● WORK TO COMPLETE:
Only the lines from the start of the data through the line with "fill=bingc, minimum size=100pt]" belong in the copy. Restate them word for word, minus the pictures.

═══

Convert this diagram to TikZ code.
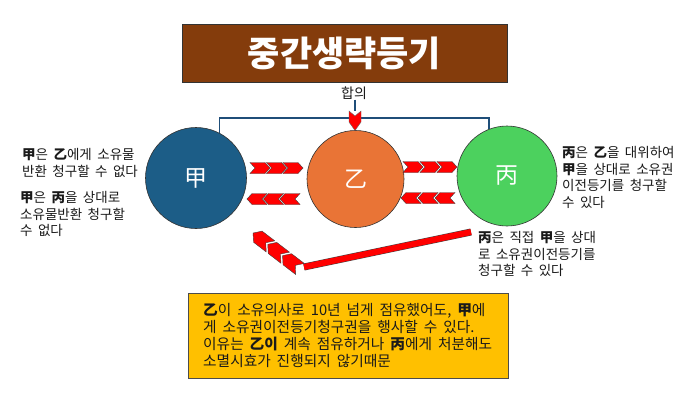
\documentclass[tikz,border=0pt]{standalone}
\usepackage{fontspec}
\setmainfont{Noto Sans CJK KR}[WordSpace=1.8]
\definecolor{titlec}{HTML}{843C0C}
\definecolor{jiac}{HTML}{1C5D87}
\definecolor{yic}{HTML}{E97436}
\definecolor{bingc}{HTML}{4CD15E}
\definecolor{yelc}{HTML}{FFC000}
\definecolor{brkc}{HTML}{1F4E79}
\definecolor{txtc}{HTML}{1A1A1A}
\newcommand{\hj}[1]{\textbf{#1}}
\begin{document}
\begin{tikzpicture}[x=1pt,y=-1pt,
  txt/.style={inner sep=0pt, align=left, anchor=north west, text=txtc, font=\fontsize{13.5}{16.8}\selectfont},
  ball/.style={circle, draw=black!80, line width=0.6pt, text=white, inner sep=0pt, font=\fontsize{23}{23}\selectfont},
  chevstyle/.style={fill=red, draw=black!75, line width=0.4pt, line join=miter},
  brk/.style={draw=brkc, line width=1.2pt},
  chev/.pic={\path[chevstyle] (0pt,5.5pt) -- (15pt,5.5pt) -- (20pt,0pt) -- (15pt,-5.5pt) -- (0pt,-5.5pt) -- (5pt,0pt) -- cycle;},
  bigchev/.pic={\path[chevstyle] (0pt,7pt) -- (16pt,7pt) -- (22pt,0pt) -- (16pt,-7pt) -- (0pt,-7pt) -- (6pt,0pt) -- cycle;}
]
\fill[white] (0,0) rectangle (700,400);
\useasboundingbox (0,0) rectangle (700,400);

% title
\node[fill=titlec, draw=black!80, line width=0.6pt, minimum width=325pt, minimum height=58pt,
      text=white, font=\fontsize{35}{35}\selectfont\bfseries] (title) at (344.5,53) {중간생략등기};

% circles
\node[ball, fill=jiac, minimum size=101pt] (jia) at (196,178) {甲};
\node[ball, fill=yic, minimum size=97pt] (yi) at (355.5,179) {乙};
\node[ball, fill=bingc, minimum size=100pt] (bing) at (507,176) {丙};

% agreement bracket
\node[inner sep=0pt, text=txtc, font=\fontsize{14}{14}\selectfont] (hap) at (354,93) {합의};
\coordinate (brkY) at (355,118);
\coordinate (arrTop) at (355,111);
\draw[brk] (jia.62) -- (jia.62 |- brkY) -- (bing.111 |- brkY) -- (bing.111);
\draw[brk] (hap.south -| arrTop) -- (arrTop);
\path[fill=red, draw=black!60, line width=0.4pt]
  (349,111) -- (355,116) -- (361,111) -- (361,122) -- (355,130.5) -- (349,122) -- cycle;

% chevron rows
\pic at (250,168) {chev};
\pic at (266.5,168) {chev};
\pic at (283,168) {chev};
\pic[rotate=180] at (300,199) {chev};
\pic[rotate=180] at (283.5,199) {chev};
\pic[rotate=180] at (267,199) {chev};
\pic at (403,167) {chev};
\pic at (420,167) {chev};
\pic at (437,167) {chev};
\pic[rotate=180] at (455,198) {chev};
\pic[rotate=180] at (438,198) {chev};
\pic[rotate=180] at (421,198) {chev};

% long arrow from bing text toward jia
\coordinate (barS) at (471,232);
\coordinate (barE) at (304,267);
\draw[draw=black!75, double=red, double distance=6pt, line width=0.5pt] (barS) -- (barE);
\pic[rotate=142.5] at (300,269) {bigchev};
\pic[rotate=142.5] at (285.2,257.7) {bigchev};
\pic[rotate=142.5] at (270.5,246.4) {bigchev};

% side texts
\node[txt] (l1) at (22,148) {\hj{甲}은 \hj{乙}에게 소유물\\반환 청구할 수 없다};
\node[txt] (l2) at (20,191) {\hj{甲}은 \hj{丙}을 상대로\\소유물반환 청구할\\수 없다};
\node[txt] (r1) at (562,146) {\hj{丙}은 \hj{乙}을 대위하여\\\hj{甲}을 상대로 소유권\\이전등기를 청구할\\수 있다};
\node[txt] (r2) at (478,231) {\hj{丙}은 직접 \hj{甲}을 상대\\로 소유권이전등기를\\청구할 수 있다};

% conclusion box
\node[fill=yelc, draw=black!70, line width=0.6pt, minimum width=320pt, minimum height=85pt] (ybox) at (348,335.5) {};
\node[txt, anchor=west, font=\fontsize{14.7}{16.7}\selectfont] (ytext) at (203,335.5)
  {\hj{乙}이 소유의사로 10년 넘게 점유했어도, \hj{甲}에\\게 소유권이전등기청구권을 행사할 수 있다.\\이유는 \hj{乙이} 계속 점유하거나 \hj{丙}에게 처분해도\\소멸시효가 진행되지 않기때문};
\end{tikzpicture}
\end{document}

═══

● EXERCISE SOLUTION:
Convert this diagram to TikZ code.
\documentclass[tikz,border=0pt]{standalone}
\usepackage{fontspec}
\setmainfont{Noto Sans CJK KR}[WordSpace=1.8]
\definecolor{titlec}{HTML}{843C0C}
\definecolor{jiac}{HTML}{1C5D87}
\definecolor{yic}{HTML}{E97436}
\definecolor{bingc}{HTML}{4CD15E}
\definecolor{yelc}{HTML}{FFC000}
\definecolor{brkc}{HTML}{1F4E79}
\definecolor{txtc}{HTML}{1A1A1A}
\newcommand{\hj}[1]{\textbf{#1}}
\begin{document}
\begin{tikzpicture}[x=1pt,y=-1pt,
  txt/.style={inner sep=0pt, align=left, anchor=north west, text=txtc, font=\fontsize{13.5}{16.8}\selectfont},
  ball/.style={circle, draw=black!80, line width=0.6pt, text=white, inner sep=0pt, font=\fontsize{23}{23}\selectfont},
  chevstyle/.style={fill=red, draw=black!75, line width=0.4pt, line join=miter},
  brk/.style={draw=brkc, line width=1.2pt},
  chev/.pic={\path[chevstyle] (0pt,5.5pt) -- (15pt,5.5pt) -- (20pt,0pt) -- (15pt,-5.5pt) -- (0pt,-5.5pt) -- (5pt,0pt) -- cycle;},
  bigchev/.pic={\path[chevstyle] (0pt,7pt) -- (16pt,7pt) -- (22pt,0pt) -- (16pt,-7pt) -- (0pt,-7pt) -- (6pt,0pt) -- cycle;}
]
\fill[white] (0,0) rectangle (700,400);
\useasboundingbox (0,0) rectangle (700,400);

% title
\node[fill=titlec, draw=black!80, line width=0.6pt, minimum width=325pt, minimum height=58pt,
      text=white, font=\fontsize{35}{35}\selectfont\bfseries] (title) at (344.5,53) {중간생략등기};

% circles
\node[ball, fill=jiac, minimum size=101pt] (jia) at (196,178) {甲};
\node[ball, fill=yic, minimum size=97pt] (yi) at (355.5,179) {乙};
\node[ball, fill=bingc, minimum size=100pt] (bing) at (507,176) {丙};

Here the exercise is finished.